Visual Hierarchy — Common Questions

Why does my website look professional but still not convert?

Often because hierarchy is absent rather than design quality being low. When every element competes equally — same size, similar weight, consistent color — users don't know where to look first. A well-structured hierarchy guides visitors to the one thing you need them to do, which is almost always more effective than more information or better imagery.

How many primary visual elements should a landing page have?

Exactly one. One element should dominate: the headline, a hero image, or a primary CTA. If two things compete for the top visual position, neither wins. Everything else on the page should visually support — not rival — that primary element.

Can I fix hierarchy without a full redesign?

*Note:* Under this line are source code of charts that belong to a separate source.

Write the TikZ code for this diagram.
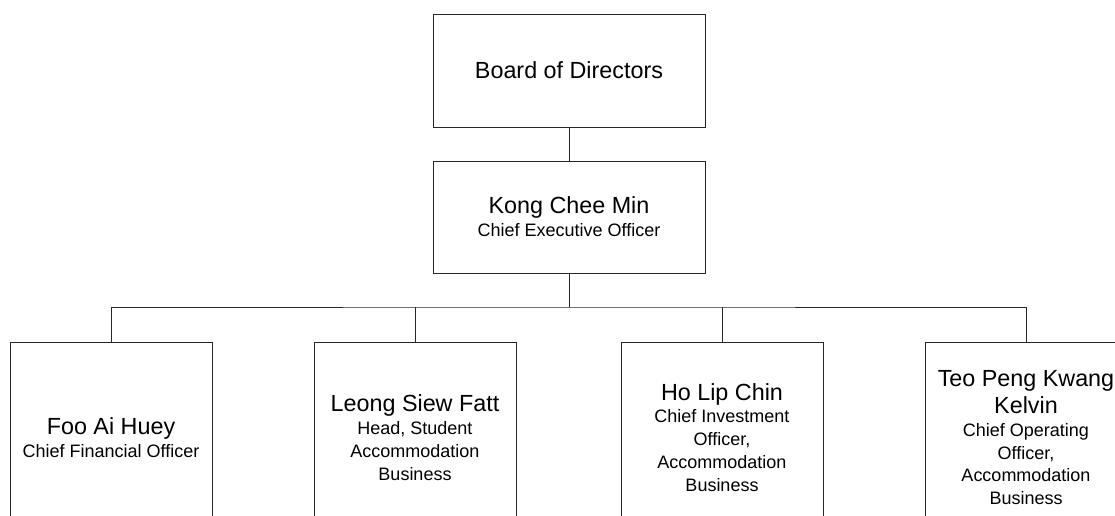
\documentclass[tikz,border=0pt]{standalone}
\usepackage{fontspec}
\setmainfont{Liberation Sans}
\newcommand{\who}[1]{{\fontsize{16.6pt}{24pt}\selectfont #1}}
\begin{document}
\begin{tikzpicture}[
  orgbox/.style={draw=black!85, line width=0.7pt, rectangle, align=center, font=\fontsize{12.8pt}{16.3pt}\selectfont},
  link/.style={draw=black!85, line width=0.7pt}]
 \useasboundingbox (0,0) rectangle (27.875,-12.9);
 \clip (0,0) rectangle (27.875,-12.9);

 \node[orgbox, minimum height=2.825cm, minimum width=6.8cm] (board) at (14.225,-1.7625) {\who{Board of Directors}};
 \node[orgbox, minimum height=2.8cm, minimum width=6.8cm] (ceo) at (14.225,-5.425) {\who{Kong Chee Min}\\Chief Executive Officer};

 \node[orgbox, minimum height=4.75cm, minimum width=5.05cm, anchor=north] (cfo) at (2.775,-8.55) {\who{Foo Ai Huey}\\Chief Financial Officer};
 \node[orgbox, minimum height=4.75cm, minimum width=5.05cm, anchor=north] (head) at (10.375,-8.55) {\who{Leong Siew Fatt}\\Head, Student\\Accommodation\\Business};
 \node[orgbox, minimum height=4.75cm, minimum width=5.05cm, anchor=north] (cio) at (18.05,-8.55) {\who{Ho Lip Chin}\\Chief Investment\\Officer,\\Accommodation\\Business};
 \node[orgbox, minimum height=4.75cm, minimum width=5.05cm, anchor=north] (coo) at (25.65,-8.55) {\who{Teo Peng Kwang}\\[3pt]\who{Kelvin}\\Chief Operating\\Officer,\\Accommodation\\Business};

 \coordinate (bus) at (14.225,-7.675);
 \draw[link] (board) -- (ceo);
 \draw[link] (ceo) -- (bus);
 \draw[link] (cfo.north) |- (bus) -| (coo.north);
 \draw[link] (head.north) -- (head.north |- bus);
 \draw[link] (cio.north) -- (cio.north |- bus);
\end{tikzpicture}
\end{document}
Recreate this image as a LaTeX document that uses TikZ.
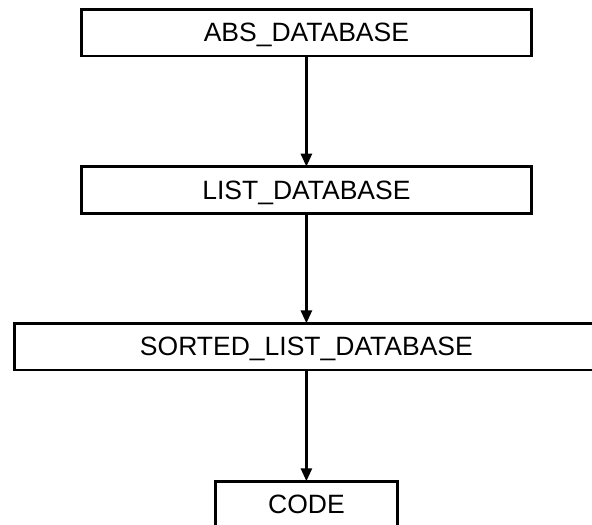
\documentclass[tikz,border=0pt]{standalone}
\usepackage{fontspec}
\setmainfont{Liberation Sans}
\usetikzlibrary{arrows.meta}
\tikzset{
  classbox/.style={draw, line width=2.7pt, inner sep=0pt, outer sep=0pt,
    minimum height=46.7pt, text depth=0pt, font=\fontsize{26.5}{30}\selectfont, fill=white},
  inherit/.style={line width=2.7pt, -{Triangle[length=13pt,width=11pt]}}
}
\begin{document}
\begin{tikzpicture}[x=1pt,y=-1pt]
  \clip (0,0) rectangle (592,525);
  \fill[white] (0,0) rectangle (592,525);
  \node[classbox, minimum width=449.8pt] (abs) at (306.4,32.7) {ABS\_DATABASE};
  \node[classbox, minimum width=449.8pt] (list) at (306.4,190) {LIST\_DATABASE};
  \node[classbox, minimum width=583.3pt] (sorted) at (306.4,346.7) {SORTED\_LIST\_DATABASE};
  \node[classbox, minimum width=182pt] (code) at (306.4,504.6) {CODE};
  \draw[inherit] (abs.south) -- (list.north);
  \draw[inherit] (list.south) -- (sorted.north);
  \draw[inherit] (sorted.south) -- (code.north);
\end{tikzpicture}
\end{document}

Yes, and often you should start there. Increase the headline font size, reduce the weight of secondary text, increase whitespace around the primary CTA, and pull back competing colors. These four changes alone improve hierarchy in most cases. A full redesign is only necessary when the underlying page structure is fundamentally broken.

What is the squint test and how do I use it?

Blur your vision looking at your page — either physically squint or apply a blur filter to a screenshot. What you see first is your visual primary. What you see second is your secondary. If your CTA or headline isn't the first thing visible through blur, it doesn't have sufficient hierarchy. This takes 30 seconds and catches 80% of hierarchy problems.